I understand that a plan to build north of the current courthouse has already been paid for, as has a preliminary plan for Meeker Terrace. Have the amounts spent on these been made public? Also, have the estimates done in 2009 by EPA for the abatement and destruction of the old school been made public?
I don’t know if the county has even explored that aspect as part of their four-part plan, and, if they do, will they tell us?
Something else to think about. Paul Van Zant told me that to save any of the sandstone block for reuse would be cost prohibitive because it would have to be taken down block by block, otherwise it will crack and crumble. This was also stated by experts from History Colorado at a commissioner’s meeting.
There is nothing anywhere that says a jail and a court must occupy the same building. In fact that is now a rarity. Check the county seats around us. Most modern justice systems utilize video for arraignments, bail hearings and pre-trial conferences. Some of the $15 million could be spent on upgrading the justice systems capabilities in that area, and also upgrade the antiquated computer system used by the sheriff’s office.
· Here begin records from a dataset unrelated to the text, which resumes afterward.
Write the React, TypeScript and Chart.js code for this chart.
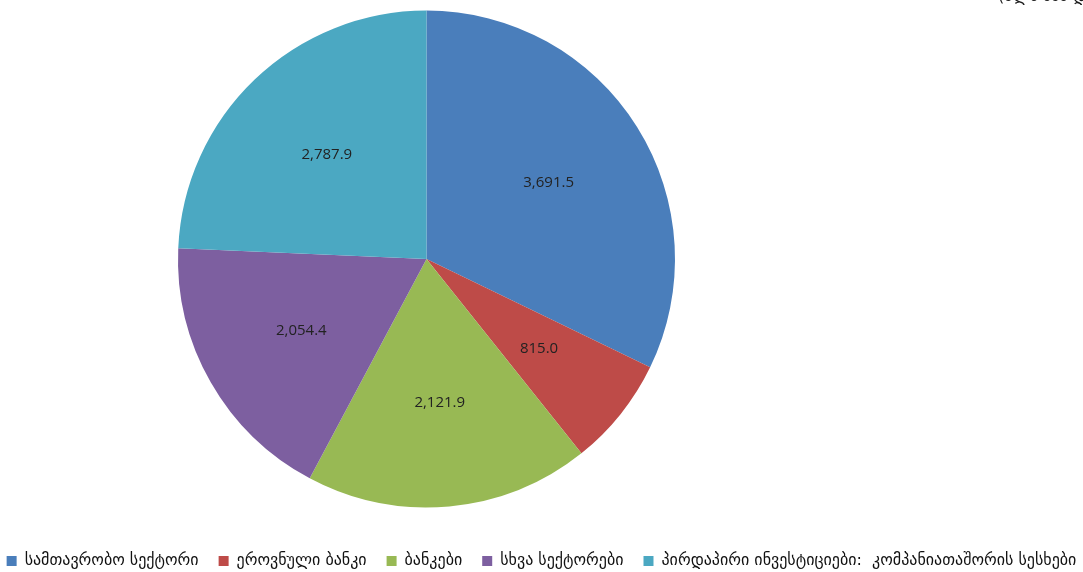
import React, { useEffect, useRef } from "react";
import { Chart, registerables } from "chart.js";

Chart.register(...registerables);

const categories = [
  "სამთავრობო სექტორი",
  "ეროვნული ბანკი",
  "ბანკები",
  "სხვა სექტორები",
  "პირდაპირი ინვესტიციები:  კომპანიათაშორის სესხები",
];
const values = [3691.5, 815.0, 2121.9, 2054.4, 2787.9];
const valueLabels = ["3,691.5", "815.0", "2,121.9", "2,054.4", "2,787.9"];
const colors = ["#4A7EBB", "#BE4B48", "#98B954", "#7D5FA0", "#4BA8C2"];
const unitText = "(მლნ აშშ დოლარი)";

const W = 1083;
const H = 572;

const areaPlugin = {
  id: "pieArea",
  afterLayout(chart: any) {
    const ca = chart.chartArea;
    const size = 497;
    const top = 10.5;
    const right = 853;
    ca.left = 0;
    ca.right = right;
    ca.width = right;
    ca.top = top;
    ca.bottom = top + size;
    ca.height = size;
  },
};

const labelPlugin = {
  id: "sliceLabels",
  afterDatasetsDraw(chart: any) {
    const ctx = chart.ctx;
    const meta = chart.getDatasetMeta(0);
    ctx.save();
    ctx.font = "15px 'Open Sans', sans-serif";
    ctx.fillStyle = "#222222";
    ctx.textAlign = "center";
    ctx.textBaseline = "middle";
    meta.data.forEach((arc: any, i: number) => {
      const p = arc.getProps(["x", "y", "startAngle", "endAngle", "outerRadius"], true);
      const mid = (p.startAngle + p.endAngle) / 2;
      const r = p.outerRadius * 0.58;
      ctx.fillText(valueLabels[i], p.x + Math.cos(mid) * r, p.y + Math.sin(mid) * r);
    });
    ctx.restore();
  },
};

export default function App() {
  const canvasRef = useRef<HTMLCanvasElement | null>(null);

  useEffect(() => {
    if (!canvasRef.current) return;
    const chart = new Chart(canvasRef.current, {
      type: "pie",
      data: {
        labels: categories,
        datasets: [
          {
            data: values,
            backgroundColor: colors,
            borderWidth: 0,
          },
        ],
      },
      options: {
        responsive: false,
        maintainAspectRatio: false,
        animation: false,
        layout: { padding: { top: 10, bottom: -7, left: -40, right: -40 } },
        plugins: {
          tooltip: { enabled: false },
          legend: {
            position: "bottom",
            align: "center",
            labels: {
              boxWidth: 10,
              boxHeight: 10,
              padding: 20,
              color: "#111111",
              font: { family: "'DejaVu Sans', sans-serif", size: 16 },
            },
          },
        },
      },
      plugins: [areaPlugin, labelPlugin],
    });
    return () => chart.destroy();
  }, []);

  return (
    <div
      style={{
        position: "absolute",
        left: 0,
        top: 0,
        width: W,
        height: H,
        overflow: "hidden",
        background: "#ffffff",
      }}
    >
      <canvas ref={canvasRef} width={W} height={H} style={{ display: "block" }} />
      <div
        style={{
          position: "absolute",
          left: 998,
          top: -14,
          whiteSpace: "nowrap",
          fontFamily: "'DejaVu Sans', sans-serif",
          fontSize: 16,
          color: "#1a1a1a",
        }}
      >
        {unitText}
      </div>
    </div>
  );
}
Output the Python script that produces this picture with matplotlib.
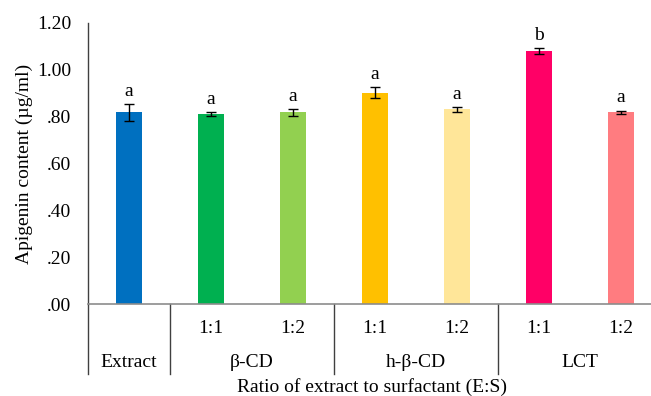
import matplotlib.pyplot as plt
from matplotlib.ticker import FuncFormatter
from matplotlib.transforms import blended_transform_factory

plt.rcParams['font.family'] = ['Liberation Serif', 'DejaVu Serif']

ratios = ["", "1:1", "1:2", "1:1", "1:2", "1:1", "1:2"]
groups = ["Extract", "β-CD", "h-β-CD", "LCT"]
group_centers = [0, 1.5, 3.5, 5.5]
group_edges = [-0.5, 0.5, 2.5, 4.5]
values = [0.819, 0.810, 0.818, 0.903, 0.831, 1.081, 0.819]
errors = [0.036, 0.009, 0.014, 0.024, 0.009, 0.013, 0.007]
letters = ["a", "a", "a", "a", "a", "b", "a"]
colors = ["#0070C0", "#00B050", "#92D050", "#FFC000", "#FFE699", "#FF0066", "#FF7C80"]

fs = 14

fig = plt.figure(figsize=(6.51, 3.96), dpi=100)
ax = fig.add_axes([0.135, 0.232, 0.865, 0.710])

x = list(range(len(values)))
ax.bar(x, values, width=0.32, color=colors, zorder=2)
ax.errorbar(x, values, yerr=errors, fmt="none", ecolor="black",
            elinewidth=1, capsize=3.5, capthick=1, zorder=3)

for xi, v, e, lab in zip(x, values, errors, letters):
    ax.annotate(lab, (xi, v + e), xytext=(0, 3), textcoords="offset points",
                ha="center", va="bottom", fontsize=fs)

ax.set_ylim(0, 1.2)
ax.set_yticks([0, 0.2, 0.4, 0.6, 0.8, 1.0, 1.2])
ax.yaxis.set_major_formatter(FuncFormatter(
    lambda v, p: f"{v:.2f}"[1:] if v < 1 else f"{v:.2f}"))
ax.tick_params(axis="y", length=0, labelsize=fs, pad=12)
ax.set_xlim(-0.5, 6.366)
ax.set_xticks([])

for s in ["top", "right"]:
    ax.spines[s].set_visible(False)
ax.spines["bottom"].set_color("#8c8c8c")
ax.spines["bottom"].set_linewidth(1.2)
ax.spines["left"].set_color("#404040")
ax.spines["left"].set_linewidth(1)

# category axis labels below the plot
tr = blended_transform_factory(ax.transData, ax.transAxes)
for xi, r in zip(x, ratios):
    if r:
        ax.text(xi, -0.085, r, transform=tr, ha="center", va="center", fontsize=fs)
for gx, g in zip(group_centers, groups):
    ax.text(gx, -0.206, g, transform=tr, ha="center", va="center", fontsize=fs)
for ex in group_edges:
    ax.plot([ex, ex], [0, -0.249], transform=tr, color="#404040",
            lw=1, clip_on=False)

ax.set_ylabel("Apigenin content (µg/ml)", fontsize=fs)
ax.yaxis.set_label_coords(-0.097, 0.5)
fig.text(0.572, 0.022, "Ratio of extract to surfactant (E:S)", ha="center",
         va="center", fontsize=fs)

fig.savefig("out.png", dpi=100)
I don’t know how many times people have asked me why the county has not looked into moving the jail and the sheriffs office to the old BLM building west of town and keep the court in the courthouse. This is a good question.
All over the United States, old historic buildings are being repurposed and saved. We Americans travel to Europe to look at old buildings.
I ask the citizens of this county to look within themselves and evaluate what makes this “old” building important. To me it is about our history, our heritage and our legacy to the future. Without these, we become an empty shell and a community that turned on itself.